After his decision, members of Coolidge’s team commented on the liberty he now felt. “His mind was now free of any particular worry about the future,” Edmund Starling wrote. “And he enjoyed every day of his stay at the Game Lodge.”34 Two days later, Deadwood indulged the president in “President Coolidge Day” as part of the town’s annual “Days of ‘76” celebration. Newspapers foresaw the assembly of the largest crowd in Deadwood's history.

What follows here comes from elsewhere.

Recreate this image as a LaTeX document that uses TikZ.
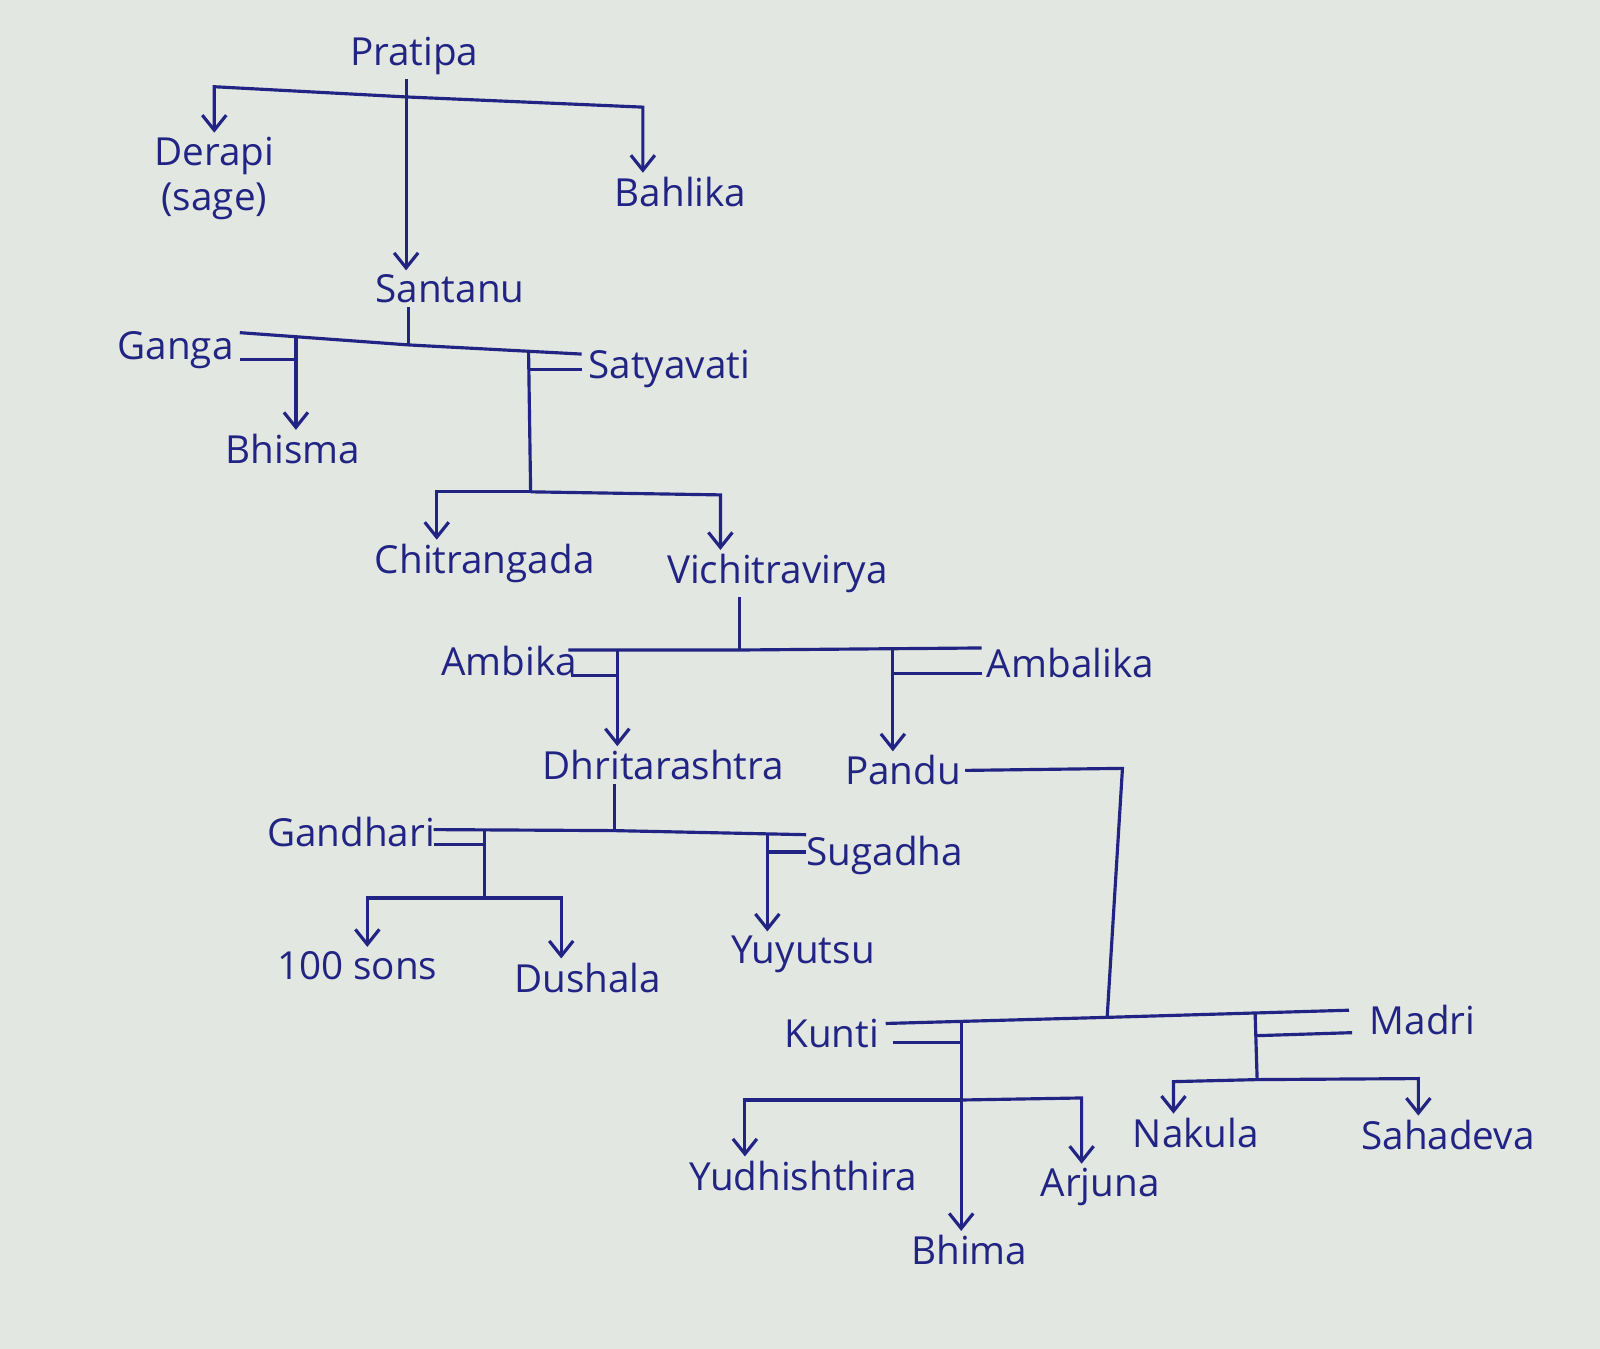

A local correspondent noted, “Today [August 4th, 1927] will without a doubt be one of the greatest in the history of this mining town.”35
In addition to a grand parade and a variety of half-mile races, President Coolidge was ceremonially adopted into the Sioux tribe.36 With solemnity and respect, Coolidge posed while “a picturesque quartet”37 of esteemed dignitaries from the tribe bestowed an elaborate war bonnet on the president’s head. Coolidge also was ennobled with an honorary Sioux name: Wanblee Tokaha, or “Leading Eagle.”38 Around 300 Native Americans were estimated to have witnessed the ceremony.39
After the dedication of Mount Rushmore, an excursion to Yellowstone National Park, and a visit from his son, John Coolidge, the president and his team were ready to return to Washington in September. The long vacation to South Dakota had been a success in the president’s eyes, who simply said, “I have had a good time.”40 Today, a memorial statue of President Calvin Coolidge in Rapid City depicts the president dressed in business attire with cowboy boots on his feet. He waves his ten-gallon hat in one hand, and leans on a horseless saddle with the other.41 It serves as a lasting reminder of President Coolidge’s 1927 working vacation to the Black Hills of South Dakota.